Below is a listing. Return the lines from the one that contains "Generate a Python" to the one that contains "import plotly.graph_objects as go", both ends included, verbatim and with no pictures.

§ **MATERIAL SUPPLIED**:
:::

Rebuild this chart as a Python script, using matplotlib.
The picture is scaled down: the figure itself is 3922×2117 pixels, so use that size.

:::

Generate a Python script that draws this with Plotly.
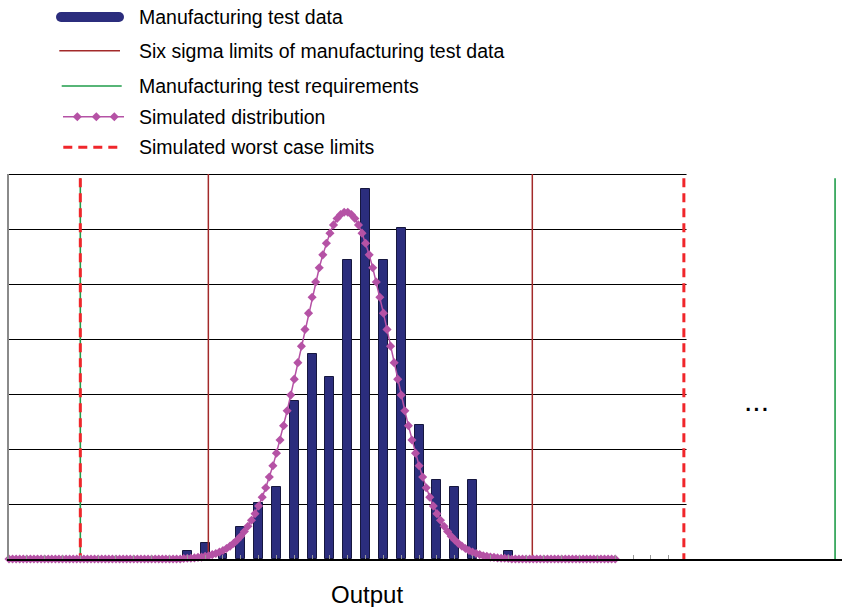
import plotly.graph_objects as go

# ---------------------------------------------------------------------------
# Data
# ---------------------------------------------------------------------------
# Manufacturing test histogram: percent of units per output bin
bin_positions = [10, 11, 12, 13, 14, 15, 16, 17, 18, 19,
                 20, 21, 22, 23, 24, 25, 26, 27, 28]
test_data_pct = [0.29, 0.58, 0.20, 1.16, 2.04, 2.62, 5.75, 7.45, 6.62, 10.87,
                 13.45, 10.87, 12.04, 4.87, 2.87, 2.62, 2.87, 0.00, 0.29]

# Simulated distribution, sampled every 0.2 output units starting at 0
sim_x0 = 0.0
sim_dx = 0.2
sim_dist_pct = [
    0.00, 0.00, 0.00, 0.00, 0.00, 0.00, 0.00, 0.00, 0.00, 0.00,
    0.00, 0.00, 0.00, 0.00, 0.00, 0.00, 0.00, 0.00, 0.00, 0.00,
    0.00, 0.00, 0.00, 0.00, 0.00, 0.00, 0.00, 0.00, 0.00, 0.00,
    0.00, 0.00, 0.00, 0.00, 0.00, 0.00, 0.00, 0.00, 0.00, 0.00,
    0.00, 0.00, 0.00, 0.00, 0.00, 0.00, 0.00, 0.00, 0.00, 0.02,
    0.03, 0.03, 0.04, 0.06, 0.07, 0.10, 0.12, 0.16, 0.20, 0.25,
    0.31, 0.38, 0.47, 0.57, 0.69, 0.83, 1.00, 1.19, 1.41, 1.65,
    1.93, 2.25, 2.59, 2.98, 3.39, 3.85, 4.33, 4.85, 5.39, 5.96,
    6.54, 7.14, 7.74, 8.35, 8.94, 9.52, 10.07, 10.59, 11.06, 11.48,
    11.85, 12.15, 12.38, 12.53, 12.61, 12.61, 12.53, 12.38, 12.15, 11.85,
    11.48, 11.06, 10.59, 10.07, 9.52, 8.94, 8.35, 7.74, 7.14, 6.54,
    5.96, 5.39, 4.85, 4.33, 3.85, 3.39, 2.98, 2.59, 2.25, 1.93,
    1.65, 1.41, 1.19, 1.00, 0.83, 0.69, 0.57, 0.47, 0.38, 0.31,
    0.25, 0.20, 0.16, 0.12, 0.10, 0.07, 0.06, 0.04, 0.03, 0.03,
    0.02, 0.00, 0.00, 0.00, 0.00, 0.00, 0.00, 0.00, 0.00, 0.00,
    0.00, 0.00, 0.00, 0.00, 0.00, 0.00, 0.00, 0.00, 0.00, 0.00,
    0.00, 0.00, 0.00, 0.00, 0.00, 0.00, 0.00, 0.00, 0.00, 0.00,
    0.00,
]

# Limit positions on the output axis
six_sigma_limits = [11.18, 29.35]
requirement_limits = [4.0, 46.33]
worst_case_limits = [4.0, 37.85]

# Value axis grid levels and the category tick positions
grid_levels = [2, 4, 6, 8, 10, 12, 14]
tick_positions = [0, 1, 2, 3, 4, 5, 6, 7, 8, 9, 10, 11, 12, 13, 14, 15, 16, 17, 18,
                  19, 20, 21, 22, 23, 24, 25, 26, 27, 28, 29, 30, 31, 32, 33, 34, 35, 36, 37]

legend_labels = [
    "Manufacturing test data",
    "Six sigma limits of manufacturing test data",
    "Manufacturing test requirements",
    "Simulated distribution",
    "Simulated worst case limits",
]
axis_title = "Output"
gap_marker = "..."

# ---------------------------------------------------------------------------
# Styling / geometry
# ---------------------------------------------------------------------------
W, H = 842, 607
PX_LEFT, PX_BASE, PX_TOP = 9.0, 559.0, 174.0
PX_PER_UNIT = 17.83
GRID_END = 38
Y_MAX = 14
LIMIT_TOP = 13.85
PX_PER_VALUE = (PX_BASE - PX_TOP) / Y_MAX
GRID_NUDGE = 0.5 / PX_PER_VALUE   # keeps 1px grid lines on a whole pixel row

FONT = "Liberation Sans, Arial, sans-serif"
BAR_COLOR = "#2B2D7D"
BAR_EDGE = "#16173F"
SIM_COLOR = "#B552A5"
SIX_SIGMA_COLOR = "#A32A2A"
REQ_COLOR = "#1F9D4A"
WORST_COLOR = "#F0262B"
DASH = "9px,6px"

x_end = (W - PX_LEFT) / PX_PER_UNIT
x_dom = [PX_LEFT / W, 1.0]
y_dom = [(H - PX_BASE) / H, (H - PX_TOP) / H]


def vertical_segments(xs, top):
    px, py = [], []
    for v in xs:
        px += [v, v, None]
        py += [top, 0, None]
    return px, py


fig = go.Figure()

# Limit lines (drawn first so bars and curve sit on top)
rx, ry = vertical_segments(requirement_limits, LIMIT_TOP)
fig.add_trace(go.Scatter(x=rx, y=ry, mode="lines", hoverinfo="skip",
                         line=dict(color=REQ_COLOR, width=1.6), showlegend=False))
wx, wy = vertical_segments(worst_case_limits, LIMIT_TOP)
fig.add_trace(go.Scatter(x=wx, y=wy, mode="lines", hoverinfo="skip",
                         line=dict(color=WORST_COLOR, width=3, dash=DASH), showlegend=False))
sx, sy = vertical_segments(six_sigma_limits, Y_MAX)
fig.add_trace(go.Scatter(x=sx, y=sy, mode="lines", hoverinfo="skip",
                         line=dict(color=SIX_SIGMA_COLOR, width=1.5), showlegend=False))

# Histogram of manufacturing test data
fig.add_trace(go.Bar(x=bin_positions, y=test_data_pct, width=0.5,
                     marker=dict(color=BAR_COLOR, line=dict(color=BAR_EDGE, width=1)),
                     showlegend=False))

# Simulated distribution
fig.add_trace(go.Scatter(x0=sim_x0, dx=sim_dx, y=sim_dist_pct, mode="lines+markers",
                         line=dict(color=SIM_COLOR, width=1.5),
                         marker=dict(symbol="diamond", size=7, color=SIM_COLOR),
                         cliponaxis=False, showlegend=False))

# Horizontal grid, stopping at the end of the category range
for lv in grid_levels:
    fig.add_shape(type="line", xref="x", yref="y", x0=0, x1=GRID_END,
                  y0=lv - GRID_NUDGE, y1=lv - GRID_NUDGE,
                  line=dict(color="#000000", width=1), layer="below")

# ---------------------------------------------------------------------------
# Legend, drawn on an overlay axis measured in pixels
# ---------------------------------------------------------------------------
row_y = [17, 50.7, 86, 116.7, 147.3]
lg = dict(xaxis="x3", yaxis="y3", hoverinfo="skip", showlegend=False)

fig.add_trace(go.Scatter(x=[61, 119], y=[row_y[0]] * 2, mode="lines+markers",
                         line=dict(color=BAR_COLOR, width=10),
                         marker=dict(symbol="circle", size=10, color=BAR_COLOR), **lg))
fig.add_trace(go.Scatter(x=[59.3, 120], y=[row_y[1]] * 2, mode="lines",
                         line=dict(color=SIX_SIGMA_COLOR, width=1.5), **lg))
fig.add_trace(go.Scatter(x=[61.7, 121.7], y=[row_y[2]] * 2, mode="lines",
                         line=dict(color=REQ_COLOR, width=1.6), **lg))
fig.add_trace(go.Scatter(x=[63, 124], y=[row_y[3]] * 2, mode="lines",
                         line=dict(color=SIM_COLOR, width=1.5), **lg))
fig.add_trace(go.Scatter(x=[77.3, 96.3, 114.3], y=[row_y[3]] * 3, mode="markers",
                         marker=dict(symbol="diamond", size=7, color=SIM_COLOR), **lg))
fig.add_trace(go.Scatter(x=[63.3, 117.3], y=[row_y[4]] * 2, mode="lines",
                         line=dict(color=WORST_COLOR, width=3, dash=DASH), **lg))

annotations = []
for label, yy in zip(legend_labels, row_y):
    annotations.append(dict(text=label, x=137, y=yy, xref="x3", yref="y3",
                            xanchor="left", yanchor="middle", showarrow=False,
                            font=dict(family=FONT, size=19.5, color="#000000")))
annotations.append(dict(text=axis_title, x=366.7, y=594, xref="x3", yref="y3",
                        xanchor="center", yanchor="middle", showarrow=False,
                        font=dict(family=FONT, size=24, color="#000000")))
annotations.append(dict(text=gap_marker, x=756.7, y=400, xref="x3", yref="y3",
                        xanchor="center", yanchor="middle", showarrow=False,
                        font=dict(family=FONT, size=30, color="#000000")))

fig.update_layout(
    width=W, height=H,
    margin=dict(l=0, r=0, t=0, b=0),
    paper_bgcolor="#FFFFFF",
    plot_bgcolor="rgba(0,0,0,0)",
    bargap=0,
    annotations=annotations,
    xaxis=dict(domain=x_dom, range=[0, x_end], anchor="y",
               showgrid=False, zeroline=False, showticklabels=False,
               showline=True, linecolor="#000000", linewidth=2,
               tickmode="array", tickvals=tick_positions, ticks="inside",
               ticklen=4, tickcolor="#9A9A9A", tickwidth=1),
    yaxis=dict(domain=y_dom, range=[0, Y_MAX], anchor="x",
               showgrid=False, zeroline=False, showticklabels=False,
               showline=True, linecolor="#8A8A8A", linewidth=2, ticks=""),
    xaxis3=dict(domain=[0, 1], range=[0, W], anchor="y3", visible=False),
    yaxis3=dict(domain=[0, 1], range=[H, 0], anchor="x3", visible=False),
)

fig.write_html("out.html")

:::

§ **COMPLETE ANSWER**:
Generate a Python script that draws this with Plotly.
import plotly.graph_objects as go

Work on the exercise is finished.